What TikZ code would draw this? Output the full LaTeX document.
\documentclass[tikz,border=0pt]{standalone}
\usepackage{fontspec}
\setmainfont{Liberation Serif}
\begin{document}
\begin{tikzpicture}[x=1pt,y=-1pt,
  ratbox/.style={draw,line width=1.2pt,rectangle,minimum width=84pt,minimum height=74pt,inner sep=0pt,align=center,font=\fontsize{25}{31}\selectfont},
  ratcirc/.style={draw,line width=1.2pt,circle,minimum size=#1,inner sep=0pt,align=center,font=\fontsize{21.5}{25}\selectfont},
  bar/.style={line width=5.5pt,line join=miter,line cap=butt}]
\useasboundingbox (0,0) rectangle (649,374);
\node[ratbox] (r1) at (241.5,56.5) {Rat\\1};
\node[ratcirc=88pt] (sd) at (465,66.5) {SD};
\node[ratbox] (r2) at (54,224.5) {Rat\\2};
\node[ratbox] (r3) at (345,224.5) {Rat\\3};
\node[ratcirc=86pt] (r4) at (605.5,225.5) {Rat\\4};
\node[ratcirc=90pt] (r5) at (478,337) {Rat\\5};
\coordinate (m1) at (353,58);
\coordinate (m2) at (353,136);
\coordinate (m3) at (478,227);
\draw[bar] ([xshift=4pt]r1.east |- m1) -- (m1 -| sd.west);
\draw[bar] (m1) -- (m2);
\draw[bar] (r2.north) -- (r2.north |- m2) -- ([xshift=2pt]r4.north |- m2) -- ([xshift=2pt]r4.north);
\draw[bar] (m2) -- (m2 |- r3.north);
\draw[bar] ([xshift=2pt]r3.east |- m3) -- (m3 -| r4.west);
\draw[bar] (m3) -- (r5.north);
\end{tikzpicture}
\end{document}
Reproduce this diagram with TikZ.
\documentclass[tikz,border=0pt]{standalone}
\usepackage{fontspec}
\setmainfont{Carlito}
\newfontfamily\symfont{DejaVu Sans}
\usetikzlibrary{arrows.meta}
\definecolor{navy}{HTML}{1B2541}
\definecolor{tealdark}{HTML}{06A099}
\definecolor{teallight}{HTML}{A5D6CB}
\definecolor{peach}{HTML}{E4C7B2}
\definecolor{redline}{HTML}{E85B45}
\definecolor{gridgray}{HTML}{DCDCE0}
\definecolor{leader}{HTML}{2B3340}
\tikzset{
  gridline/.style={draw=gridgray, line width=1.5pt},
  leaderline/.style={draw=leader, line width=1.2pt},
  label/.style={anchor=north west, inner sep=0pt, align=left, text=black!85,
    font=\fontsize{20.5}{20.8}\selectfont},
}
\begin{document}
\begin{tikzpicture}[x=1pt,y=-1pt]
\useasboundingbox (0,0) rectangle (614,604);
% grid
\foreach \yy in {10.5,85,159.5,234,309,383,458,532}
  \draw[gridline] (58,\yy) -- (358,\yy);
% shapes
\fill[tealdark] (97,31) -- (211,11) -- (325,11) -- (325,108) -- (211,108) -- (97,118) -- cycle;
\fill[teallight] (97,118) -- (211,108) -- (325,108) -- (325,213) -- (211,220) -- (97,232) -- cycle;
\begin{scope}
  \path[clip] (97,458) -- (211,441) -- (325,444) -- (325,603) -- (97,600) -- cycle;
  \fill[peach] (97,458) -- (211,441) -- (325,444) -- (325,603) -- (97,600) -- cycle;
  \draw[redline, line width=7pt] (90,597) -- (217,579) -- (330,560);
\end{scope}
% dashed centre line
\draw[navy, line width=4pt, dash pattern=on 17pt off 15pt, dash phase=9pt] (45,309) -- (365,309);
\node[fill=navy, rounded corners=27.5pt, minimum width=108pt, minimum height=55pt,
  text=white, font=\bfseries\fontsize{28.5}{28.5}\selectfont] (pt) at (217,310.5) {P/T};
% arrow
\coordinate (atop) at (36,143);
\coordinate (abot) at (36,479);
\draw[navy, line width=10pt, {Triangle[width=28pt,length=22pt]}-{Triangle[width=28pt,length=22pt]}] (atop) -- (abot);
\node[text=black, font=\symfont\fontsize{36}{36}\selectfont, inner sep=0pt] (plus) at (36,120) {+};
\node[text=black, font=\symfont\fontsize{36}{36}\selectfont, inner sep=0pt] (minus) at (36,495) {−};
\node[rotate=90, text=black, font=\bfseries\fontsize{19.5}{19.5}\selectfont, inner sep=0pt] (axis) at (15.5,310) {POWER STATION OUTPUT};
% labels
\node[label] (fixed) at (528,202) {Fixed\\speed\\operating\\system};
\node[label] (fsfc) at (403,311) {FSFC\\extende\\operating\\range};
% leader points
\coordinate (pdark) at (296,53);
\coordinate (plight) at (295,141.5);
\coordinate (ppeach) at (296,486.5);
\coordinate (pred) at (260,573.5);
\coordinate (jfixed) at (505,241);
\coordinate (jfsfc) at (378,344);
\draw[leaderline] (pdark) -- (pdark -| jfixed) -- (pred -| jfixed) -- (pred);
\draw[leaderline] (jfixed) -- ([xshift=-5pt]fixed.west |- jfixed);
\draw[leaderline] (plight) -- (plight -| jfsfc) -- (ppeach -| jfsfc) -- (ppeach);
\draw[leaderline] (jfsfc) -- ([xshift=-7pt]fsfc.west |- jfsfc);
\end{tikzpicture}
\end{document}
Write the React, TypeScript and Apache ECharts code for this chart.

# Exercise instructions
Take the lines above and retype all of them exactly.

# Task response
What TikZ code would draw this? Output the full LaTeX document.
\documentclass[tikz,border=0pt]{standalone}
\usepackage{fontspec}
\setmainfont{Liberation Serif}
\begin{document}
\begin{tikzpicture}[x=1pt,y=-1pt,
  ratbox/.style={draw,line width=1.2pt,rectangle,minimum width=84pt,minimum height=74pt,inner sep=0pt,align=center,font=\fontsize{25}{31}\selectfont},
  ratcirc/.style={draw,line width=1.2pt,circle,minimum size=#1,inner sep=0pt,align=center,font=\fontsize{21.5}{25}\selectfont},
  bar/.style={line width=5.5pt,line join=miter,line cap=butt}]
\useasboundingbox (0,0) rectangle (649,374);
\node[ratbox] (r1) at (241.5,56.5) {Rat\\1};
\node[ratcirc=88pt] (sd) at (465,66.5) {SD};
\node[ratbox] (r2) at (54,224.5) {Rat\\2};
\node[ratbox] (r3) at (345,224.5) {Rat\\3};
\node[ratcirc=86pt] (r4) at (605.5,225.5) {Rat\\4};
\node[ratcirc=90pt] (r5) at (478,337) {Rat\\5};
\coordinate (m1) at (353,58);
\coordinate (m2) at (353,136);
\coordinate (m3) at (478,227);
\draw[bar] ([xshift=4pt]r1.east |- m1) -- (m1 -| sd.west);
\draw[bar] (m1) -- (m2);
\draw[bar] (r2.north) -- (r2.north |- m2) -- ([xshift=2pt]r4.north |- m2) -- ([xshift=2pt]r4.north);
\draw[bar] (m2) -- (m2 |- r3.north);
\draw[bar] ([xshift=2pt]r3.east |- m3) -- (m3 -| r4.west);
\draw[bar] (m3) -- (r5.north);
\end{tikzpicture}
\end{document}
Reproduce this diagram with TikZ.
\documentclass[tikz,border=0pt]{standalone}
\usepackage{fontspec}
\setmainfont{Carlito}
\newfontfamily\symfont{DejaVu Sans}
\usetikzlibrary{arrows.meta}
\definecolor{navy}{HTML}{1B2541}
\definecolor{tealdark}{HTML}{06A099}
\definecolor{teallight}{HTML}{A5D6CB}
\definecolor{peach}{HTML}{E4C7B2}
\definecolor{redline}{HTML}{E85B45}
\definecolor{gridgray}{HTML}{DCDCE0}
\definecolor{leader}{HTML}{2B3340}
\tikzset{
  gridline/.style={draw=gridgray, line width=1.5pt},
  leaderline/.style={draw=leader, line width=1.2pt},
  label/.style={anchor=north west, inner sep=0pt, align=left, text=black!85,
    font=\fontsize{20.5}{20.8}\selectfont},
}
\begin{document}
\begin{tikzpicture}[x=1pt,y=-1pt]
\useasboundingbox (0,0) rectangle (614,604);
% grid
\foreach \yy in {10.5,85,159.5,234,309,383,458,532}
  \draw[gridline] (58,\yy) -- (358,\yy);
% shapes
\fill[tealdark] (97,31) -- (211,11) -- (325,11) -- (325,108) -- (211,108) -- (97,118) -- cycle;
\fill[teallight] (97,118) -- (211,108) -- (325,108) -- (325,213) -- (211,220) -- (97,232) -- cycle;
\begin{scope}
  \path[clip] (97,458) -- (211,441) -- (325,444) -- (325,603) -- (97,600) -- cycle;
  \fill[peach] (97,458) -- (211,441) -- (325,444) -- (325,603) -- (97,600) -- cycle;
  \draw[redline, line width=7pt] (90,597) -- (217,579) -- (330,560);
\end{scope}
% dashed centre line
\draw[navy, line width=4pt, dash pattern=on 17pt off 15pt, dash phase=9pt] (45,309) -- (365,309);
\node[fill=navy, rounded corners=27.5pt, minimum width=108pt, minimum height=55pt,
  text=white, font=\bfseries\fontsize{28.5}{28.5}\selectfont] (pt) at (217,310.5) {P/T};
% arrow
\coordinate (atop) at (36,143);
\coordinate (abot) at (36,479);
\draw[navy, line width=10pt, {Triangle[width=28pt,length=22pt]}-{Triangle[width=28pt,length=22pt]}] (atop) -- (abot);
\node[text=black, font=\symfont\fontsize{36}{36}\selectfont, inner sep=0pt] (plus) at (36,120) {+};
\node[text=black, font=\symfont\fontsize{36}{36}\selectfont, inner sep=0pt] (minus) at (36,495) {−};
\node[rotate=90, text=black, font=\bfseries\fontsize{19.5}{19.5}\selectfont, inner sep=0pt] (axis) at (15.5,310) {POWER STATION OUTPUT};
% labels
\node[label] (fixed) at (528,202) {Fixed\\speed\\operating\\system};
\node[label] (fsfc) at (403,311) {FSFC\\extende\\operating\\range};
% leader points
\coordinate (pdark) at (296,53);
\coordinate (plight) at (295,141.5);
\coordinate (ppeach) at (296,486.5);
\coordinate (pred) at (260,573.5);
\coordinate (jfixed) at (505,241);
\coordinate (jfsfc) at (378,344);
\draw[leaderline] (pdark) -- (pdark -| jfixed) -- (pred -| jfixed) -- (pred);
\draw[leaderline] (jfixed) -- ([xshift=-5pt]fixed.west |- jfixed);
\draw[leaderline] (plight) -- (plight -| jfsfc) -- (ppeach -| jfsfc) -- (ppeach);
\draw[leaderline] (jfsfc) -- ([xshift=-7pt]fsfc.west |- jfsfc);
\end{tikzpicture}
\end{document}
Write the React, TypeScript and Apache ECharts code for this chart.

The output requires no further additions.